### WORK TO COMPLETE
Copy out each line of the listing that has the word "chart" in it.

** BEGIN DATASET CONTENT **

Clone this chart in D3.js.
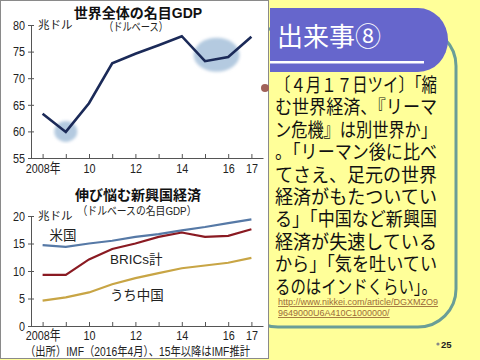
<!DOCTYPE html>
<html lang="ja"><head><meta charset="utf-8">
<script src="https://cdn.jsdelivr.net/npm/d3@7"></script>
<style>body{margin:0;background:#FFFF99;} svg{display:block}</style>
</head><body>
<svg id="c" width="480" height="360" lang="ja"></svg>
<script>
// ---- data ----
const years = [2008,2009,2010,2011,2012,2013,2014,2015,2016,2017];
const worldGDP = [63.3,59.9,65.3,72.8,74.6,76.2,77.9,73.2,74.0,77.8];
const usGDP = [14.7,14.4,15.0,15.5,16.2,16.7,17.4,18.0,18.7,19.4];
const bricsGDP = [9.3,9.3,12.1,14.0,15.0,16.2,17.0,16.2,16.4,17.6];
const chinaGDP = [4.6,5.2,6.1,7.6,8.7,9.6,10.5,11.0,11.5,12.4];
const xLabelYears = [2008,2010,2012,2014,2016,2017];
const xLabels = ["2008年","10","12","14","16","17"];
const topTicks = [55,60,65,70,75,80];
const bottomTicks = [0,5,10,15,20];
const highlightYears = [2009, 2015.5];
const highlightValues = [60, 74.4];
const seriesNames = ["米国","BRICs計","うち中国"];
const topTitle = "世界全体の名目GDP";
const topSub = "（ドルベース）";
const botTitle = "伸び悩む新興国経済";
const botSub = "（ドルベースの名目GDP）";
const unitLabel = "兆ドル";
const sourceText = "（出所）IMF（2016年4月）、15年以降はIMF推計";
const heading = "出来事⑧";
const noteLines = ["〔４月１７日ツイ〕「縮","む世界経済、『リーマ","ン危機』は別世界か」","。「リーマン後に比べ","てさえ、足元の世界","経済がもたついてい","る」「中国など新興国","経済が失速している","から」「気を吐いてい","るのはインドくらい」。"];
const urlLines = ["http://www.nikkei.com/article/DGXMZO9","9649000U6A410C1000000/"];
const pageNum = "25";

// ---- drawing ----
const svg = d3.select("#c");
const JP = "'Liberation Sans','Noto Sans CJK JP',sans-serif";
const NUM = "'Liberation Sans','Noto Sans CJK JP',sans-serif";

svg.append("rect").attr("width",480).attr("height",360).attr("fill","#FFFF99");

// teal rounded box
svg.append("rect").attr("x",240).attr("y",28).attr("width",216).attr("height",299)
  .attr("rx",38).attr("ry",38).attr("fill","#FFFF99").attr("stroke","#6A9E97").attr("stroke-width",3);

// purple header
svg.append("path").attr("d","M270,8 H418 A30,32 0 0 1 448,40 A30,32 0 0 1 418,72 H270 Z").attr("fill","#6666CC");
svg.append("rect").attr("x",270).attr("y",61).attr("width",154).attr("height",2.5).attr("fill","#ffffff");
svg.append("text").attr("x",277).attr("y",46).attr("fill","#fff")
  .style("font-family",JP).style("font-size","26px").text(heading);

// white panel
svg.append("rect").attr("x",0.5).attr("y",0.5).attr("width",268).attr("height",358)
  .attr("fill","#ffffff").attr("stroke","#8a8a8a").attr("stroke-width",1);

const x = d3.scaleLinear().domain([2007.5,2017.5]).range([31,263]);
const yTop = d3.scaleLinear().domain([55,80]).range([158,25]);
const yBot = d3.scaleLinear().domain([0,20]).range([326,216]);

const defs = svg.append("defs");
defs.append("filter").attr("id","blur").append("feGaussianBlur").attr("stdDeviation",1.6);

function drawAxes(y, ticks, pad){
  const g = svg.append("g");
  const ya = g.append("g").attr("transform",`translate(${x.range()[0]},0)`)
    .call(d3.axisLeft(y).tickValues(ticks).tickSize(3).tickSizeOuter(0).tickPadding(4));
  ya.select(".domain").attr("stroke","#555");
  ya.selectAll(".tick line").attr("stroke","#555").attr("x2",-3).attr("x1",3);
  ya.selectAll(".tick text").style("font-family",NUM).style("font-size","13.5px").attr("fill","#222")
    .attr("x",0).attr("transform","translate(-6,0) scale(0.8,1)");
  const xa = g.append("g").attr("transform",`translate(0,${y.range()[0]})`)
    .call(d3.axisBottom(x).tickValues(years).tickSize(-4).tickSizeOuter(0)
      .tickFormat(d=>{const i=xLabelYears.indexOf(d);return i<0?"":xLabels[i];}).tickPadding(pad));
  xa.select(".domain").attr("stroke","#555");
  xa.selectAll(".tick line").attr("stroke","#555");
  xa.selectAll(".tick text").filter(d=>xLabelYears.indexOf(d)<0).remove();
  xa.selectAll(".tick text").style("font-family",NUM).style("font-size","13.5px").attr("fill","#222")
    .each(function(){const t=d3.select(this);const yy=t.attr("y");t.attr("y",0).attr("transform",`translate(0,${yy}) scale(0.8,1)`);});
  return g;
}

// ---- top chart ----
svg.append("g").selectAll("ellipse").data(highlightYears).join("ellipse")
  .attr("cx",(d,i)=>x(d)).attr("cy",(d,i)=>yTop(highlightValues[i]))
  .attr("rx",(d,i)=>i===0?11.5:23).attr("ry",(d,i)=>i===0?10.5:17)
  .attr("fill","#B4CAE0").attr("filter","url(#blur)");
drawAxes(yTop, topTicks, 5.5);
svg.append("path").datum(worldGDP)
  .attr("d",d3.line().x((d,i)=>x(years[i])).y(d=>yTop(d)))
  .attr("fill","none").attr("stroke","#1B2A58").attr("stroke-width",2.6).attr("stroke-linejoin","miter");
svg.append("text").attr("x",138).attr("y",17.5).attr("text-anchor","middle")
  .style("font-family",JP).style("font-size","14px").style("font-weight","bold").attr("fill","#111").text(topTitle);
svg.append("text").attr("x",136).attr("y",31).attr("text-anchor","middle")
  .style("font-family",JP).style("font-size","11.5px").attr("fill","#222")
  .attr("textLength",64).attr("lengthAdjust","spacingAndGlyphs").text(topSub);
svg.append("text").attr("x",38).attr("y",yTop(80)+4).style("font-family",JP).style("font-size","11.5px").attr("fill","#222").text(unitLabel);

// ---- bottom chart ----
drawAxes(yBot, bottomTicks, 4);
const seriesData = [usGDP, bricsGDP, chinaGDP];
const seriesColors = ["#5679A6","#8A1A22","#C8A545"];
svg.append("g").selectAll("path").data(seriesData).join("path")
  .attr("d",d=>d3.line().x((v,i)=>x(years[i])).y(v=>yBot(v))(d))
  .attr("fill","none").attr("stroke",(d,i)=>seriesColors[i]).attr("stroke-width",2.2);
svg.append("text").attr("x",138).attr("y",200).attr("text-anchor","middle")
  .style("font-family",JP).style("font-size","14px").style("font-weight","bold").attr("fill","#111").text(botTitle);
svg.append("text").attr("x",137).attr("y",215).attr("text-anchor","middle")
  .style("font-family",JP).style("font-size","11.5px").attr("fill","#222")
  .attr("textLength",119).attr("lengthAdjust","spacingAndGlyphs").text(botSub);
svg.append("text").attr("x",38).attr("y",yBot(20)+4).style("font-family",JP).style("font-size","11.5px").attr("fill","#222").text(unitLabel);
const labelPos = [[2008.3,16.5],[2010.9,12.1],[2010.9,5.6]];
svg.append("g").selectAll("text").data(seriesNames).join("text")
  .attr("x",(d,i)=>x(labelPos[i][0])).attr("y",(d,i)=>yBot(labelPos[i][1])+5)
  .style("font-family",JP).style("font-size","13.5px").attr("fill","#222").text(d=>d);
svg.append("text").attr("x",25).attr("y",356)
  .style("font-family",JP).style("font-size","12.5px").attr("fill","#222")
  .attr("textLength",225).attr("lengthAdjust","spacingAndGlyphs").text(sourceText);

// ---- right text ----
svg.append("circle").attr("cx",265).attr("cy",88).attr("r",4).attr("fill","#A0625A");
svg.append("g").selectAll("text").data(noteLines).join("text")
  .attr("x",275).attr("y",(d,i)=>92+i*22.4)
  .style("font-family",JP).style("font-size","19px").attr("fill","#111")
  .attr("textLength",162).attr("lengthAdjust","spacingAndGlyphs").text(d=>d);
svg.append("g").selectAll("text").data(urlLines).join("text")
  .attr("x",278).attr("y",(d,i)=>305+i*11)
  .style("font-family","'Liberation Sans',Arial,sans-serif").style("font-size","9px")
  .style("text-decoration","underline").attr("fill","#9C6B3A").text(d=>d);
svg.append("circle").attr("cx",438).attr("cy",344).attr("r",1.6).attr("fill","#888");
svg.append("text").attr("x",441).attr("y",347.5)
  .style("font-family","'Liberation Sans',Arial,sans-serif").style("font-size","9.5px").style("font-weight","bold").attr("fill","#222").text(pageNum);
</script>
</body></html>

** END DATASET CONTENT **

### PROBLEM SOLUTION
Clone this chart in D3.js.
// ---- top chart ----
// ---- bottom chart ----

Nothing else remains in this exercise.